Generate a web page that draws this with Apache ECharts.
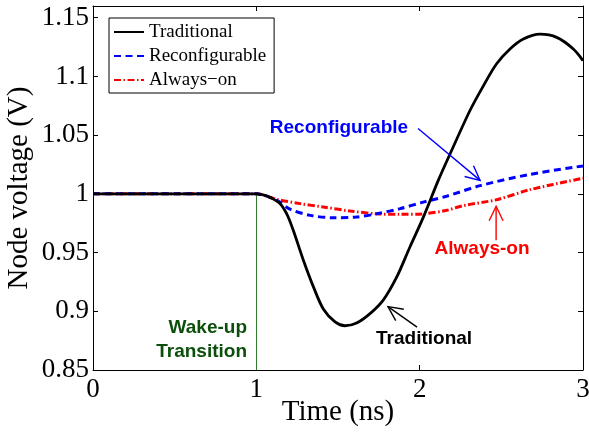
<!DOCTYPE html>
<html>
<head>
<meta charset="utf-8">
<script src="https://cdn.jsdelivr.net/npm/echarts@6/dist/echarts.min.js"></script>
<style>
  html, body { margin: 0; padding: 0; background: #fff; }
  #chart { width: 589px; height: 432px; }
</style>
</head>
<body>
<div id="chart"></div>
<script>
// Node voltage after a wake-up event, three power-gating schemes (time in ns, voltage in V)
const timeTraditional = [0, 0.5, 1.0, 1.135, 1.186, 1.226, 1.288, 1.349, 1.41, 1.482, 1.543, 1.614, 1.696, 1.777, 1.859, 1.941, 2.022, 2.114, 2.186, 2.308, 2.39, 2.47, 2.553, 2.635, 2.737, 2.839, 2.941, 3.0];
const voltTraditional = [1.0, 1.0, 1.0, 0.993, 0.983, 0.969, 0.9435, 0.921, 0.902, 0.891, 0.8877, 0.890, 0.898, 0.9095, 0.929, 0.955, 0.980, 1.0115, 1.034, 1.071, 1.092, 1.1106, 1.1234, 1.1319, 1.136, 1.1333, 1.1234, 1.1135];

const timeReconfig = [0, 0.5, 1.0, 1.125, 1.206, 1.329, 1.471, 1.614, 1.737, 1.88, 2.022, 2.165, 2.37, 2.676, 3.0];
const voltReconfig = [1.0, 1.0, 1.0, 0.9945, 0.987, 0.9817, 0.9797, 0.9803, 0.983, 0.9874, 0.993, 0.998, 1.007, 1.0166, 1.0238];

const timeAlwaysOn = [0, 0.5, 1.0, 1.125, 1.267, 1.41, 1.574, 1.737, 1.88, 2.022, 2.165, 2.267, 2.47, 2.676, 3.0];
const voltAlwaysOn = [1.0, 1.0, 1.0, 0.9953, 0.9917, 0.9888, 0.9854, 0.983, 0.9826, 0.983, 0.986, 0.990, 0.995, 1.0036, 1.0133];

const seriesNames = ['Traditional', 'Reconfigurable', 'Always\u2212on'];

const xTicks = [0, 1, 2, 3];
const yTicks = [0.85, 0.9, 0.95, 1, 1.05, 1.1, 1.15];

// Wake-up instant and callouts, in data units
const wakeTime = 1.0;
const callouts = [
  { text: 'Reconfigurable', color: '#0000ff', at: [1.506, 1.0565], align: 'center',
    arrow: [[1.99, 1.0557], [2.37, 1.0115]] },
  { text: 'Always-on', color: '#ff0000', at: [2.382, 0.9535], align: 'center',
    arrow: [[2.468, 0.9605], [2.468, 0.9894]] },
  { text: 'Traditional', color: '#000000', at: [2.027, 0.877], align: 'center',
    arrow: [[1.984, 0.8865], [1.806, 0.904]] },
  { text: 'Wake-up\nTransition', color: '#0b4f0b', at: [0.943, 0.8755], align: 'right', arrow: null }
];

const zip = (xs, ys) => xs.map((x, i) => [x, ys[i]]);

const serif = '"Liberation Serif", "DejaVu Serif", serif';
const sans = '"Liberation Sans", Arial, sans-serif';

const isTick = (v, list) => list.some(t => Math.abs(t - v) < 1e-9);
const fmt = v => String(+v.toFixed(2));

const chart = echarts.init(document.getElementById('chart'), null, { renderer: 'canvas' });

const axisCommon = {
  type: 'value',
  nameMoveOverlap: false,
  axisLine: { show: true, onZero: false, lineStyle: { color: '#000', width: 1 } },
  axisTick: { show: true, inside: true, length: 5, lineStyle: { color: '#000', width: 1 } },
  splitLine: { show: false }
};

const lineSeries = (name, data, color, dash, width, z) => ({
  name, type: 'line', data,
  smooth: 0.3, symbol: 'circle', showSymbol: false, z,
  lineStyle: { color, width, type: dash },
  itemStyle: { color }
});

const option = {
  animation: false,
  backgroundColor: '#fff',
  grid: { left: 93, right: 6, top: 6, bottom: 62, containLabel: false, outerBoundsMode: 'none' },
  legend: {
    orient: 'vertical',
    left: 109, top: 18,
    padding: [4, 8, 3, 4],
    itemGap: 4,
    itemWidth: 30,
    itemHeight: 14,
    itemStyle: { opacity: 0, borderWidth: 0 },
    borderColor: '#000',
    borderWidth: 1,
    backgroundColor: '#fff',
    textStyle: { fontFamily: serif, fontSize: 19, color: '#000', lineHeight: 20 },
    data: seriesNames
  },
  xAxis: [
    Object.assign({}, axisCommon, {
      min: 0, max: 3, interval: 1, position: 'bottom',
      name: 'Time (ns)', nameLocation: 'middle', nameGap: 28,
      nameTextStyle: { fontFamily: serif, fontSize: 29, color: '#000' },
      axisLabel: { fontFamily: serif, fontSize: 27, color: '#000', margin: 6,
        formatter: v => isTick(v, xTicks) ? fmt(v) : '' }
    }),
    Object.assign({}, axisCommon, {
      min: 0, max: 3, interval: 1, position: 'top', axisLabel: { show: false }
    })
  ],
  yAxis: [
    Object.assign({}, axisCommon, {
      min: 0.85, max: 1.16, interval: 0.05, position: 'left',
      name: 'Node voltage (V)', nameLocation: 'middle', nameGap: 59,
      nameTextStyle: { fontFamily: serif, fontSize: 29, color: '#000' },
      axisLabel: { fontFamily: serif, fontSize: 27, color: '#000', margin: 4,
        formatter: v => isTick(v, yTicks) ? fmt(v) : '' }
    }),
    Object.assign({}, axisCommon, {
      min: 0.85, max: 1.16, interval: 0.05, position: 'right', axisLabel: { show: false }
    })
  ],
  series: [
    Object.assign(lineSeries(seriesNames[0], zip(timeTraditional, voltTraditional), '#000000', 'solid', 2.8, 5), {
      markLine: {
        silent: true, symbol: ['none', 'none'], label: { show: false },
        lineStyle: { color: '#2f7a2f', width: 1, type: 'solid' },
        data: [[{ coord: [wakeTime, 0.85] }, { coord: [wakeTime, 1.0] }]]
      }
    }),
    lineSeries(seriesNames[1], zip(timeReconfig, voltReconfig), '#0000ff', [7, 4.5], 3, 4),
    lineSeries(seriesNames[2], zip(timeAlwaysOn, voltAlwaysOn), '#ff0000', [7, 2.5, 1.5, 2.5], 3, 3)
  ]
};

chart.setOption(option);

// Callout texts and open-headed arrows, placed from data coordinates
function arrowHead(p0, p1, len, spread) {
  const ang = Math.atan2(p1[1] - p0[1], p1[0] - p0[0]);
  const a1 = ang + Math.PI - spread, a2 = ang + Math.PI + spread;
  return [
    [p1[0] + len * Math.cos(a1), p1[1] + len * Math.sin(a1)],
    p1,
    [p1[0] + len * Math.cos(a2), p1[1] + len * Math.sin(a2)]
  ];
}

const graphics = [];
callouts.forEach(c => {
  const p = chart.convertToPixel({ xAxisIndex: 0, yAxisIndex: 0 }, c.at);
  graphics.push({
    type: 'text', x: p[0], y: p[1], z: 10,
    style: {
      text: c.text, fill: c.color, font: 'bold 19px ' + sans,
      align: c.align, verticalAlign: 'middle', lineHeight: 24
    }
  });
  if (c.arrow) {
    const a = chart.convertToPixel({ xAxisIndex: 0, yAxisIndex: 0 }, c.arrow[0]);
    const b = chart.convertToPixel({ xAxisIndex: 0, yAxisIndex: 0 }, c.arrow[1]);
    graphics.push({
      type: 'polyline', z: 10, shape: { points: [a, b] },
      style: { stroke: c.color, lineWidth: 1.4, fill: null }
    });
    graphics.push({
      type: 'polyline', z: 10, shape: { points: arrowHead(a, b, 16, 0.45) },
      style: { stroke: c.color, lineWidth: 1.4, fill: null }
    });
  }
});
chart.setOption({ graphic: graphics });
</script>
</body>
</html>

---------------

■ Task to complete: Transcribe the preceding listing in its entirety and with exact wording, leaving out pictures.

■ Answer to the task:
Generate a web page that draws this with Apache ECharts.
<!DOCTYPE html>
<html>
<head>
<meta charset="utf-8">
<script src="https://cdn.jsdelivr.net/npm/echarts@6/dist/echarts.min.js"></script>
<style>
  html, body { margin: 0; padding: 0; background: #fff; }
  #chart { width: 589px; height: 432px; }
</style>
</head>
<body>
<div id="chart"></div>
<script>
// Node voltage after a wake-up event, three power-gating schemes (time in ns, voltage in V)
const timeTraditional = [0, 0.5, 1.0, 1.135, 1.186, 1.226, 1.288, 1.349, 1.41, 1.482, 1.543, 1.614, 1.696, 1.777, 1.859, 1.941, 2.022, 2.114, 2.186, 2.308, 2.39, 2.47, 2.553, 2.635, 2.737, 2.839, 2.941, 3.0];
const voltTraditional = [1.0, 1.0, 1.0, 0.993, 0.983, 0.969, 0.9435, 0.921, 0.902, 0.891, 0.8877, 0.890, 0.898, 0.9095, 0.929, 0.955, 0.980, 1.0115, 1.034, 1.071, 1.092, 1.1106, 1.1234, 1.1319, 1.136, 1.1333, 1.1234, 1.1135];

const timeReconfig = [0, 0.5, 1.0, 1.125, 1.206, 1.329, 1.471, 1.614, 1.737, 1.88, 2.022, 2.165, 2.37, 2.676, 3.0];
const voltReconfig = [1.0, 1.0, 1.0, 0.9945, 0.987, 0.9817, 0.9797, 0.9803, 0.983, 0.9874, 0.993, 0.998, 1.007, 1.0166, 1.0238];

const timeAlwaysOn = [0, 0.5, 1.0, 1.125, 1.267, 1.41, 1.574, 1.737, 1.88, 2.022, 2.165, 2.267, 2.47, 2.676, 3.0];
const voltAlwaysOn = [1.0, 1.0, 1.0, 0.9953, 0.9917, 0.9888, 0.9854, 0.983, 0.9826, 0.983, 0.986, 0.990, 0.995, 1.0036, 1.0133];

const seriesNames = ['Traditional', 'Reconfigurable', 'Always\u2212on'];

const xTicks = [0, 1, 2, 3];
const yTicks = [0.85, 0.9, 0.95, 1, 1.05, 1.1, 1.15];

// Wake-up instant and callouts, in data units
const wakeTime = 1.0;
const callouts = [
  { text: 'Reconfigurable', color: '#0000ff', at: [1.506, 1.0565], align: 'center',
    arrow: [[1.99, 1.0557], [2.37, 1.0115]] },
  { text: 'Always-on', color: '#ff0000', at: [2.382, 0.9535], align: 'center',
    arrow: [[2.468, 0.9605], [2.468, 0.9894]] },
  { text: 'Traditional', color: '#000000', at: [2.027, 0.877], align: 'center',
    arrow: [[1.984, 0.8865], [1.806, 0.904]] },
  { text: 'Wake-up\nTransition', color: '#0b4f0b', at: [0.943, 0.8755], align: 'right', arrow: null }
];

const zip = (xs, ys) => xs.map((x, i) => [x, ys[i]]);

const serif = '"Liberation Serif", "DejaVu Serif", serif';
const sans = '"Liberation Sans", Arial, sans-serif';

const isTick = (v, list) => list.some(t => Math.abs(t - v) < 1e-9);
const fmt = v => String(+v.toFixed(2));

const chart = echarts.init(document.getElementById('chart'), null, { renderer: 'canvas' });

const axisCommon = {
  type: 'value',
  nameMoveOverlap: false,
  axisLine: { show: true, onZero: false, lineStyle: { color: '#000', width: 1 } },
  axisTick: { show: true, inside: true, length: 5, lineStyle: { color: '#000', width: 1 } },
  splitLine: { show: false }
};

const lineSeries = (name, data, color, dash, width, z) => ({
  name, type: 'line', data,
  smooth: 0.3, symbol: 'circle', showSymbol: false, z,
  lineStyle: { color, width, type: dash },
  itemStyle: { color }
});

const option = {
  animation: false,
  backgroundColor: '#fff',
  grid: { left: 93, right: 6, top: 6, bottom: 62, containLabel: false, outerBoundsMode: 'none' },
  legend: {
    orient: 'vertical',
    left: 109, top: 18,
    padding: [4, 8, 3, 4],
    itemGap: 4,
    itemWidth: 30,
    itemHeight: 14,
    itemStyle: { opacity: 0, borderWidth: 0 },
    borderColor: '#000',
    borderWidth: 1,
    backgroundColor: '#fff',
    textStyle: { fontFamily: serif, fontSize: 19, color: '#000', lineHeight: 20 },
    data: seriesNames
  },
  xAxis: [
    Object.assign({}, axisCommon, {
      min: 0, max: 3, interval: 1, position: 'bottom',
      name: 'Time (ns)', nameLocation: 'middle', nameGap: 28,
      nameTextStyle: { fontFamily: serif, fontSize: 29, color: '#000' },
      axisLabel: { fontFamily: serif, fontSize: 27, color: '#000', margin: 6,
        formatter: v => isTick(v, xTicks) ? fmt(v) : '' }
    }),
    Object.assign({}, axisCommon, {
      min: 0, max: 3, interval: 1, position: 'top', axisLabel: { show: false }
    })
  ],
  yAxis: [
    Object.assign({}, axisCommon, {
      min: 0.85, max: 1.16, interval: 0.05, position: 'left',
      name: 'Node voltage (V)', nameLocation: 'middle', nameGap: 59,
      nameTextStyle: { fontFamily: serif, fontSize: 29, color: '#000' },
      axisLabel: { fontFamily: serif, fontSize: 27, color: '#000', margin: 4,
        formatter: v => isTick(v, yTicks) ? fmt(v) : '' }
    }),
    Object.assign({}, axisCommon, {
      min: 0.85, max: 1.16, interval: 0.05, position: 'right', axisLabel: { show: false }
    })
  ],
  series: [
    Object.assign(lineSeries(seriesNames[0], zip(timeTraditional, voltTraditional), '#000000', 'solid', 2.8, 5), {
      markLine: {
        silent: true, symbol: ['none', 'none'], label: { show: false },
        lineStyle: { color: '#2f7a2f', width: 1, type: 'solid' },
        data: [[{ coord: [wakeTime, 0.85] }, { coord: [wakeTime, 1.0] }]]
      }
    }),
    lineSeries(seriesNames[1], zip(timeReconfig, voltReconfig), '#0000ff', [7, 4.5], 3, 4),
    lineSeries(seriesNames[2], zip(timeAlwaysOn, voltAlwaysOn), '#ff0000', [7, 2.5, 1.5, 2.5], 3, 3)
  ]
};

chart.setOption(option);

// Callout texts and open-headed arrows, placed from data coordinates
function arrowHead(p0, p1, len, spread) {
  const ang = Math.atan2(p1[1] - p0[1], p1[0] - p0[0]);
  const a1 = ang + Math.PI - spread, a2 = ang + Math.PI + spread;
  return [
    [p1[0] + len * Math.cos(a1), p1[1] + len * Math.sin(a1)],
    p1,
    [p1[0] + len * Math.cos(a2), p1[1] + len * Math.sin(a2)]
  ];
}

const graphics = [];
callouts.forEach(c => {
  const p = chart.convertToPixel({ xAxisIndex: 0, yAxisIndex: 0 }, c.at);
  graphics.push({
    type: 'text', x: p[0], y: p[1], z: 10,
    style: {
      text: c.text, fill: c.color, font: 'bold 19px ' + sans,
      align: c.align, verticalAlign: 'middle', lineHeight: 24
    }
  });
  if (c.arrow) {
    const a = chart.convertToPixel({ xAxisIndex: 0, yAxisIndex: 0 }, c.arrow[0]);
    const b = chart.convertToPixel({ xAxisIndex: 0, yAxisIndex: 0 }, c.arrow[1]);
    graphics.push({
      type: 'polyline', z: 10, shape: { points: [a, b] },
      style: { stroke: c.color, lineWidth: 1.4, fill: null }
    });
    graphics.push({
      type: 'polyline', z: 10, shape: { points: arrowHead(a, b, 16, 0.45) },
      style: { stroke: c.color, lineWidth: 1.4, fill: null }
    });
  }
});
chart.setOption({ graphic: graphics });
</script>
</body>
</html>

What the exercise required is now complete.